Back in late 2018, Macomb County Public Works discovered a gross glob of fats, baby wipes and other waste they call a “fatberg” in its sewers – and if residents of southeast Michigan aren’t careful, they could cause a similar buildup in 2020.
The fear of COVID-19 compelled many to snatch up and hoard obscene amounts of toilet paper, leaving others to make due with other bathroom options including wet wipes and tissues.
In an effort to prevent improper disposal of these items, which could cause another fatberg, we dug around the internet to find out how you should handle soiled baby wipes and other items your family uses to clean their tush.
If you were lucky enough to get your hands on some TP before it flew off the shelves, it is safe to flush in most toilets. Why? Because toilet paper is made to decompose quickly in both septic tanks and sewage systems, toilet-guru.com explains. If you have a squat toilet, though, skip flushing it.
Wet wipes and baby wipes
Don’t flush them. Even if wet wipes say they are flushable, scottenglishplumbing.net says. They may go down the toilet fine but they take weeks or months to dissolve and can cause backups. As for baby wipes, they’re for babies. Save them for moms with babies – but don’t flush them either.

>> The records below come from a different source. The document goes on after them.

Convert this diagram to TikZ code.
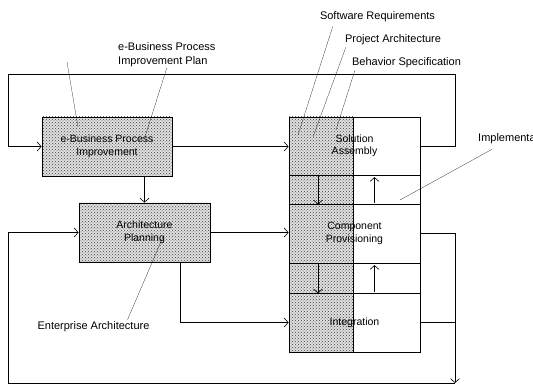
\documentclass[tikz,border=0pt]{standalone}
\usepackage{fontspec}
\setmainfont{Liberation Sans}
\usetikzlibrary{patterns,arrows.meta}

\tikzset{
  stipple/.style={preaction={fill=black!12}, pattern=crosshatch dots, pattern color=black!75},
  activity/.style={draw, thick, stipple, align=center, inner sep=0pt,
    minimum width=130pt, minimum height=59pt, font=\fontsize{10.5}{12.5}\selectfont},
  lane/.style={draw, thick, align=center, inner sep=0pt, minimum width=131pt,
    font=\fontsize{10.5}{12.5}\selectfont},
  flow/.style={semithick, ->},
  pointer/.style={very thin},
  lbl/.style={font=\fontsize{11}{14}\selectfont, align=left, inner sep=1pt}
}

\begin{document}
\begin{tikzpicture}[x=10pt,y=10pt,>={Straight Barb[length=4pt,width=9pt]}]
\useasboundingbox (0,0) rectangle (53.3,38.8);

% stippled left half of the phase column
\fill[stipple] (28.9,27.1) rectangle (35.3,3.6);

\node[activity] (ebpi) at (10.7,24.15) {e-Business Process\\Improvement};
\node[activity, minimum width=131pt] (arch) at (14.45,15.55) {Architecture\\Planning};

\node[lane, minimum height=58pt] (sa) at (35.45,24.2) {Solution\\Assembly};
\node[lane, minimum height=29pt] (g1) at (35.45,19.85) {};
\node[lane, minimum height=59pt] (cp) at (35.45,15.45) {Component\\Provisioning};
\node[lane, minimum height=30pt] (g2) at (35.45,11.0) {};
\node[lane, minimum height=59pt] (int) at (35.45,6.55) {Integration};

\coordinate (split) at (35.3,0);
\coordinate (dn) at (31.8,0);
\coordinate (up) at (37.45,0);
\coordinate (drop) at (18,0);
\coordinate (rgt) at (45.5,31.4);
\coordinate (lft) at (0.8,0.5);

\draw (sa.north -| split) -- (int.south -| split);

% main flow
\draw[flow] (ebpi.east) -- (ebpi.east -| sa.west);
\draw[flow] (arch.north |- ebpi.south) -- (arch.north);
\draw[flow] (arch.east) -- (arch.east -| cp.west);
\draw[flow] (arch.south -| drop) |- (int.west);

% feedback loops
\draw[flow] (sa.east) -| (rgt) -| (lft |- ebpi.west) -- (ebpi.west);
\draw[flow] (cp.east) -| (rgt |- lft);
\draw (int.east) -- (int.east -| rgt);
\draw[flow] (rgt |- lft) -- (lft) |- (arch.west);

% hand-over between phases
\foreach \g in {g1,g2} {
  \draw[flow] (\g.north -| dn) -- (\g.south -| dn);
  \draw[flow, shorten <=1.5pt, shorten >=2.5pt] (\g.south -| up) -- (\g.north -| up);
}

% labels
\node[lbl, anchor=west] (ebpip) at (11.7,33.35) {e-Business Process\\Improvement Plan};
\node[lbl] (swreq) at (37.75,37.1) {Software Requirements};
\node[lbl] (projarch) at (39.3,34.8) {Project Architecture};
\node[lbl] (behspec) at (40.65,32.5) {Behavior Specification};
\node[lbl, anchor=west] (impl) at (47.7,24.9) {Implementation};
\node[lbl] (entarch) at (9.35,6.1) {Enterprise Architecture};

\coordinate (loose) at (6.7,32.6);
\coordinate (t-loose) at (7.8,26.1);
\coordinate (t-plan) at (14.5,25.1);
\coordinate (t-sr) at (29.8,25.3);
\coordinate (t-pa) at (31.3,25.1);
\coordinate (t-bs) at (33.6,25.8);
\coordinate (t-impl) at (40.0,18.8);
\coordinate (t-ea) at (16.3,15.1);

\draw[pointer] (loose) -- (t-loose);
\draw[pointer] (ebpip.south) -- (t-plan);
\draw[pointer] ([xshift=14pt,yshift=-3pt]swreq.south west) -- (t-sr);
\draw[pointer] ([xshift=2pt,yshift=-1pt]projarch.south west) -- (t-pa);
\draw[pointer] ([xshift=4pt,yshift=-1pt]behspec.south west) -- (t-bs);
\draw[pointer] ([xshift=15pt,yshift=-4pt]impl.south west) -- (t-impl);
\draw[pointer] ([xshift=34pt,yshift=1pt]entarch.north) -- (t-ea);
\end{tikzpicture}
\end{document}
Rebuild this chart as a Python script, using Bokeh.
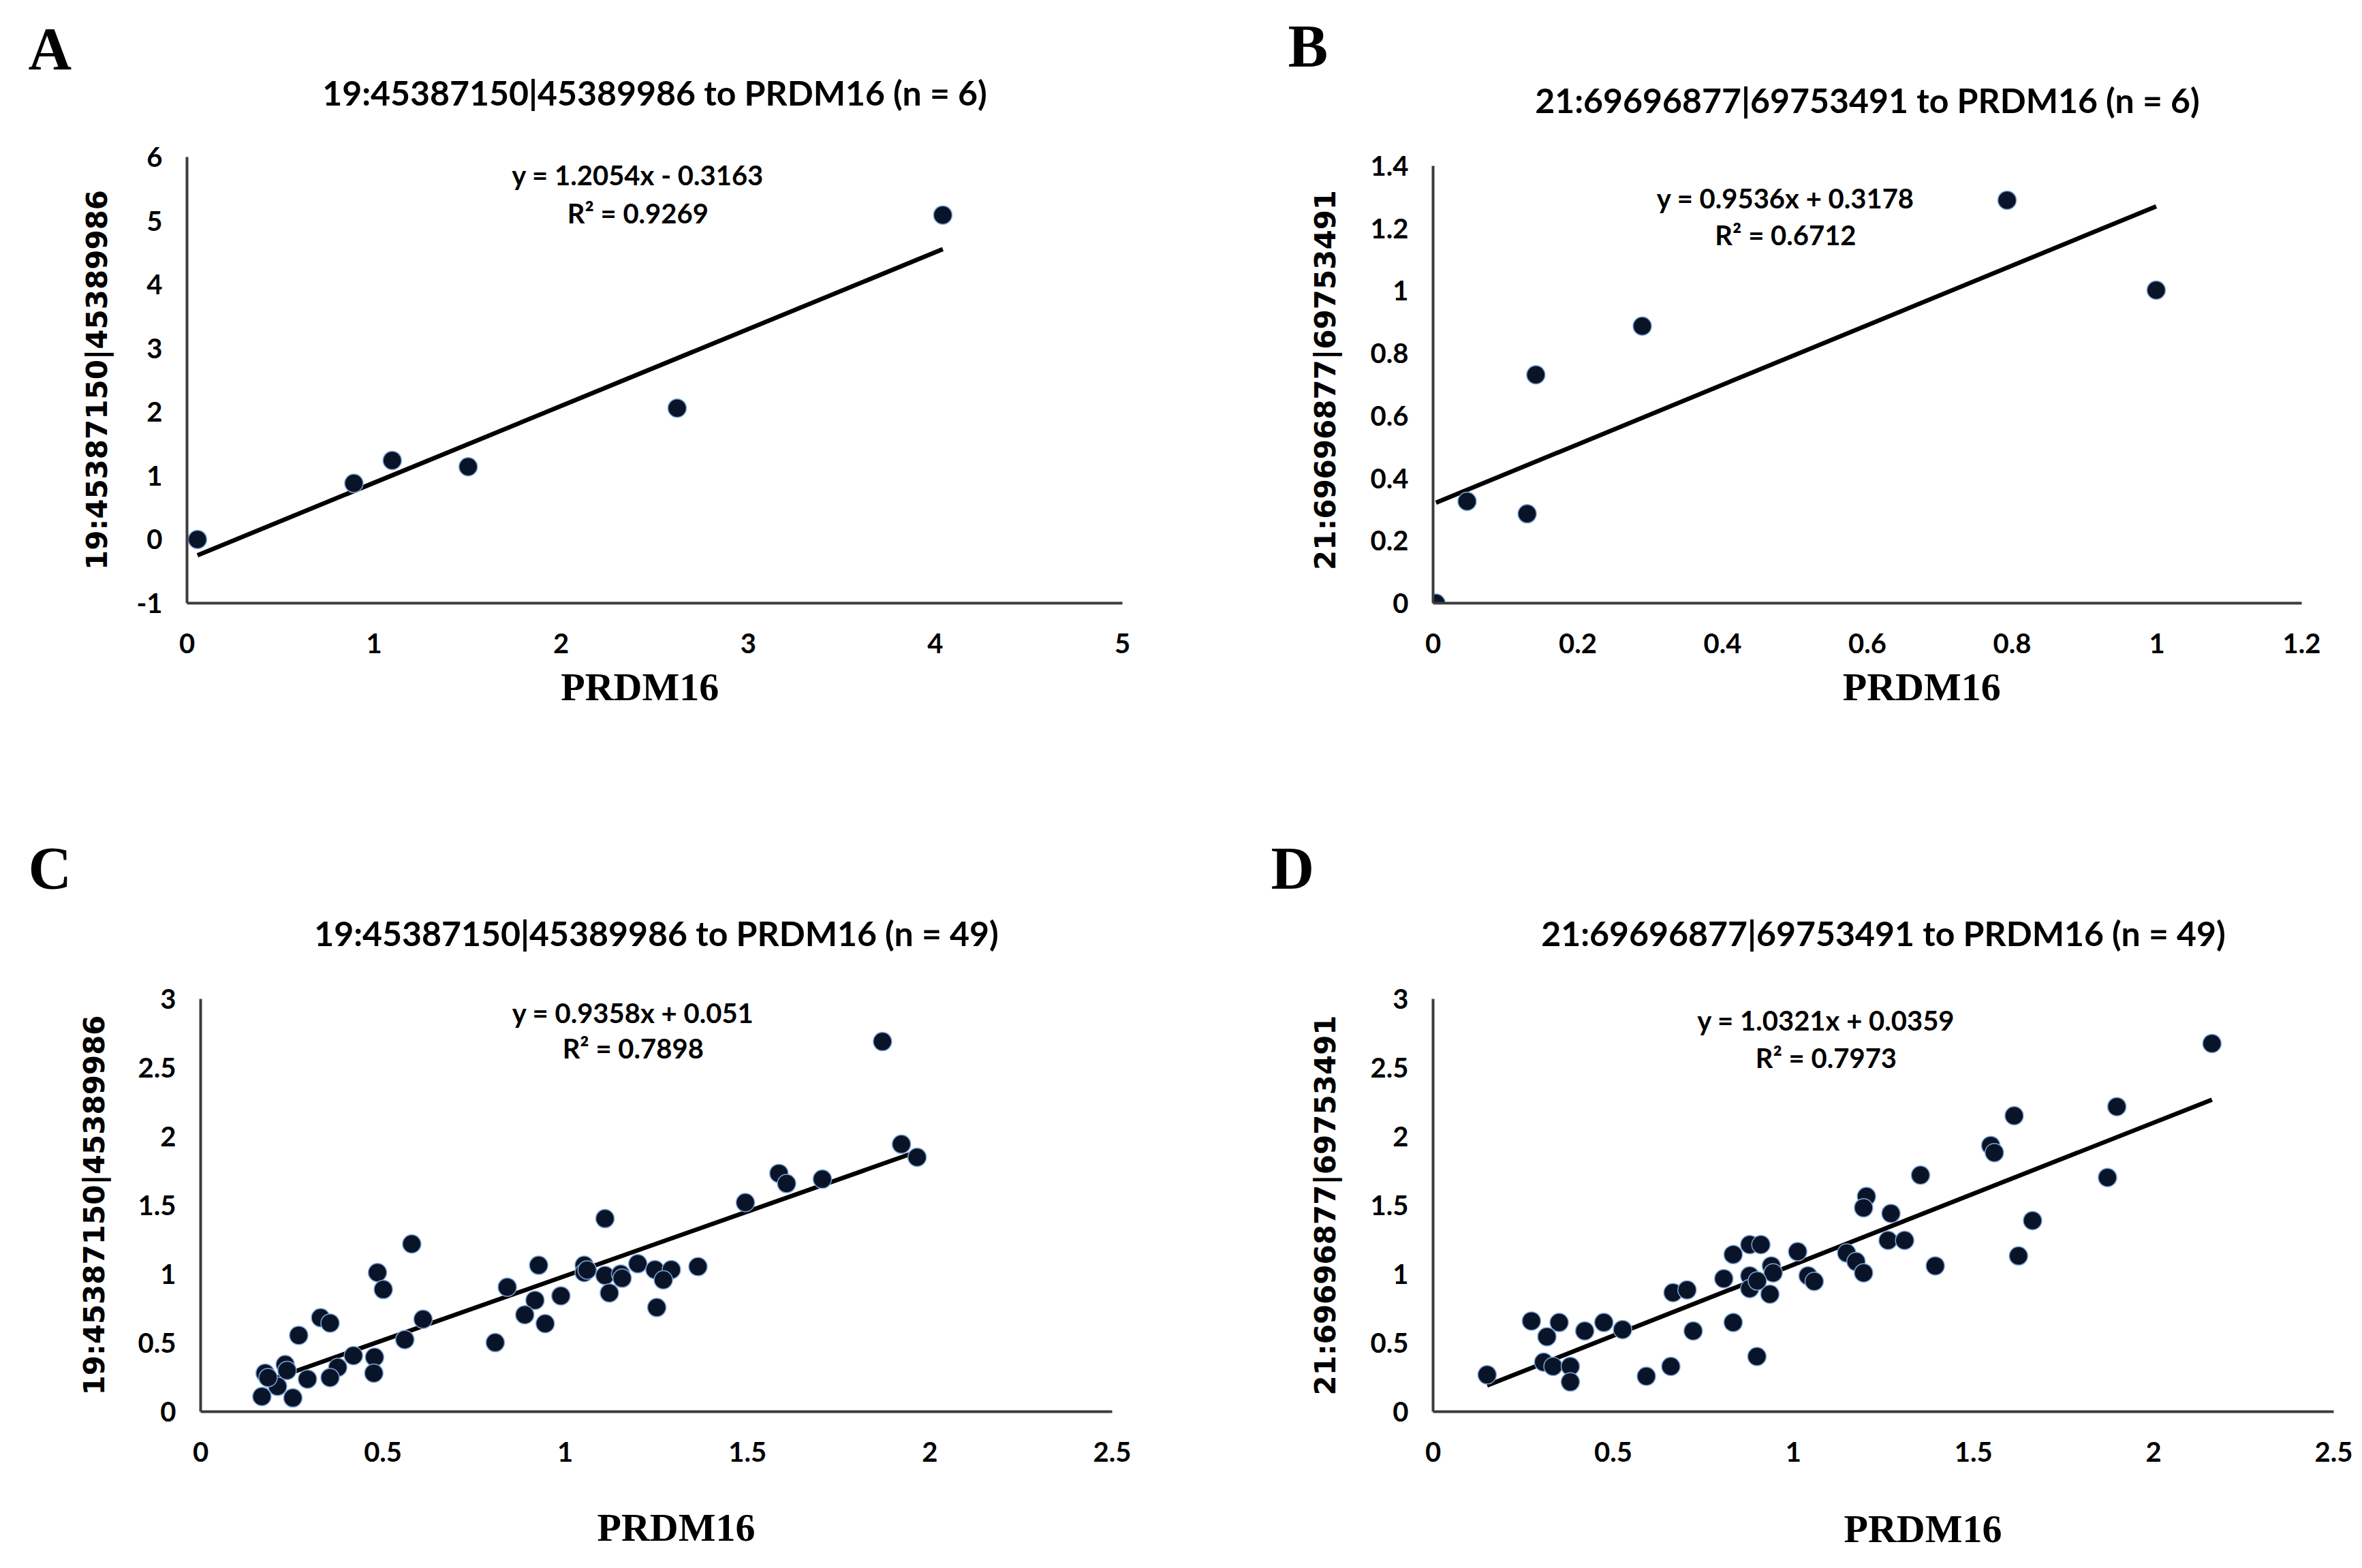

Paper towels, tissues and napkins
For the same reason as wet wipes, scottenglishplumbing.net says you shouldn’t flush them. Place them in your trash can. If an open trash can bothers you, get a small, sealed can and stick them in there until it’s time to go out.
Socks or other items
On the very off-chance you need to use a sock or pages of a magazine, don’t flush those either. Dispose of them the same way you would paper towels – or if it gets to this point, consider a bidet. You can get them on Amazon for as little as $40 and they fit most standard waterlines.